## Directions
Copy all of the material word for word, except for the pictures.

┄┄┄┄┄┄

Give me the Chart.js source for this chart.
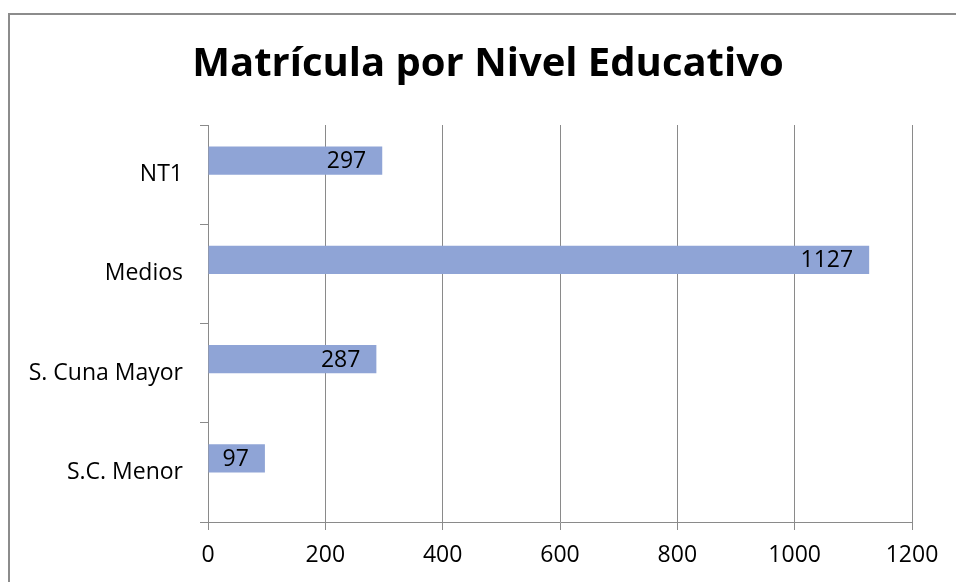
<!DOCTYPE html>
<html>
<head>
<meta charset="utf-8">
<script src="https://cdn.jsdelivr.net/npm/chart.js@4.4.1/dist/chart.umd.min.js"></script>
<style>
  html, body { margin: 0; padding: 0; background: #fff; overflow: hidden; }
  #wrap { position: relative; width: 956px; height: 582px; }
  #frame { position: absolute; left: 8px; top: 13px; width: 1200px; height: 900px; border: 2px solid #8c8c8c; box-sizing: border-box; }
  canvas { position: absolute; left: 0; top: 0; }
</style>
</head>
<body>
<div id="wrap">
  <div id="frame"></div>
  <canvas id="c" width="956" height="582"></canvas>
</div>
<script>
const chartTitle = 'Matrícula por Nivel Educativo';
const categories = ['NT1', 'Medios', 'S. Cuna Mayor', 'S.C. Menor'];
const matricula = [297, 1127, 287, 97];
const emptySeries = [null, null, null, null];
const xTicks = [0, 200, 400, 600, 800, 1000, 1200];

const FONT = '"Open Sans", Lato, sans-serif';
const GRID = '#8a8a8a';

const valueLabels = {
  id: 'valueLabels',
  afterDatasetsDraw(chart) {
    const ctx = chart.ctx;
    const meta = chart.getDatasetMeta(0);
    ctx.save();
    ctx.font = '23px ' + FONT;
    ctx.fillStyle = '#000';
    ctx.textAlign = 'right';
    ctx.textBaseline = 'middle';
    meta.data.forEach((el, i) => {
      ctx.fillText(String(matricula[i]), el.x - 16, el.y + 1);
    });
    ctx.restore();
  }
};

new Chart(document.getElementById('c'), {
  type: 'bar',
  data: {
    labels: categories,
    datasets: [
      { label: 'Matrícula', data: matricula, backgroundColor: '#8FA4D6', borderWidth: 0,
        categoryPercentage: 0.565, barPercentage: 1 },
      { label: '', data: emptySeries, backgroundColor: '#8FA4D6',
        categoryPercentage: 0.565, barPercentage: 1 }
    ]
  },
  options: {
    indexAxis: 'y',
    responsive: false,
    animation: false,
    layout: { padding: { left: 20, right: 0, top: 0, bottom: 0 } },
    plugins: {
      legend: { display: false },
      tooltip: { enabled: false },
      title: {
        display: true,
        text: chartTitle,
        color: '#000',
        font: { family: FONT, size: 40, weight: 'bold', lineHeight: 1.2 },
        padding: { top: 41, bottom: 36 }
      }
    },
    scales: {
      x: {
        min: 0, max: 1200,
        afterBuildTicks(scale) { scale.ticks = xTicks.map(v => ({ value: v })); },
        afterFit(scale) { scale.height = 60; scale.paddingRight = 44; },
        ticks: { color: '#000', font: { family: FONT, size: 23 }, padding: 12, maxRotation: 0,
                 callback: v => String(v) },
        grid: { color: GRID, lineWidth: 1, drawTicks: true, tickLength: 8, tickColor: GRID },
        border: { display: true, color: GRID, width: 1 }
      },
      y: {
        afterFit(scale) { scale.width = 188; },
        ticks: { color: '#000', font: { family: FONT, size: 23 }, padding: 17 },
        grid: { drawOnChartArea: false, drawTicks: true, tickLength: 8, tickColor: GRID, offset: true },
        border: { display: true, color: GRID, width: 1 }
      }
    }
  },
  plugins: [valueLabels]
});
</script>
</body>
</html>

┄┄┄┄┄┄

## Answer below
Give me the Chart.js source for this chart.
<!DOCTYPE html>
<html>
<head>
<meta charset="utf-8">
<script src="https://cdn.jsdelivr.net/npm/chart.js@4.4.1/dist/chart.umd.min.js"></script>
<style>
  html, body { margin: 0; padding: 0; background: #fff; overflow: hidden; }
  #wrap { position: relative; width: 956px; height: 582px; }
  #frame { position: absolute; left: 8px; top: 13px; width: 1200px; height: 900px; border: 2px solid #8c8c8c; box-sizing: border-box; }
  canvas { position: absolute; left: 0; top: 0; }
</style>
</head>
<body>
<div id="wrap">
  <div id="frame"></div>
  <canvas id="c" width="956" height="582"></canvas>
</div>
<script>
const chartTitle = 'Matrícula por Nivel Educativo';
const categories = ['NT1', 'Medios', 'S. Cuna Mayor', 'S.C. Menor'];
const matricula = [297, 1127, 287, 97];
const emptySeries = [null, null, null, null];
const xTicks = [0, 200, 400, 600, 800, 1000, 1200];

const FONT = '"Open Sans", Lato, sans-serif';
const GRID = '#8a8a8a';

const valueLabels = {
  id: 'valueLabels',
  afterDatasetsDraw(chart) {
    const ctx = chart.ctx;
    const meta = chart.getDatasetMeta(0);
    ctx.save();
    ctx.font = '23px ' + FONT;
    ctx.fillStyle = '#000';
    ctx.textAlign = 'right';
    ctx.textBaseline = 'middle';
    meta.data.forEach((el, i) => {
      ctx.fillText(String(matricula[i]), el.x - 16, el.y + 1);
    });
    ctx.restore();
  }
};

new Chart(document.getElementById('c'), {
  type: 'bar',
  data: {
    labels: categories,
    datasets: [
      { label: 'Matrícula', data: matricula, backgroundColor: '#8FA4D6', borderWidth: 0,
        categoryPercentage: 0.565, barPercentage: 1 },
      { label: '', data: emptySeries, backgroundColor: '#8FA4D6',
        categoryPercentage: 0.565, barPercentage: 1 }
    ]
  },
  options: {
    indexAxis: 'y',
    responsive: false,
    animation: false,
    layout: { padding: { left: 20, right: 0, top: 0, bottom: 0 } },
    plugins: {
      legend: { display: false },
      tooltip: { enabled: false },
      title: {
        display: true,
        text: chartTitle,
        color: '#000',
        font: { family: FONT, size: 40, weight: 'bold', lineHeight: 1.2 },
        padding: { top: 41, bottom: 36 }
      }
    },
    scales: {
      x: {
        min: 0, max: 1200,
        afterBuildTicks(scale) { scale.ticks = xTicks.map(v => ({ value: v })); },
        afterFit(scale) { scale.height = 60; scale.paddingRight = 44; },
        ticks: { color: '#000', font: { family: FONT, size: 23 }, padding: 12, maxRotation: 0,
                 callback: v => String(v) },
        grid: { color: GRID, lineWidth: 1, drawTicks: true, tickLength: 8, tickColor: GRID },
        border: { display: true, color: GRID, width: 1 }
      },
      y: {
        afterFit(scale) { scale.width = 188; },
        ticks: { color: '#000', font: { family: FONT, size: 23 }, padding: 17 },
        grid: { drawOnChartArea: false, drawTicks: true, tickLength: 8, tickColor: GRID, offset: true },
        border: { display: true, color: GRID, width: 1 }
      }
    }
  },
  plugins: [valueLabels]
});
</script>
</body>
</html>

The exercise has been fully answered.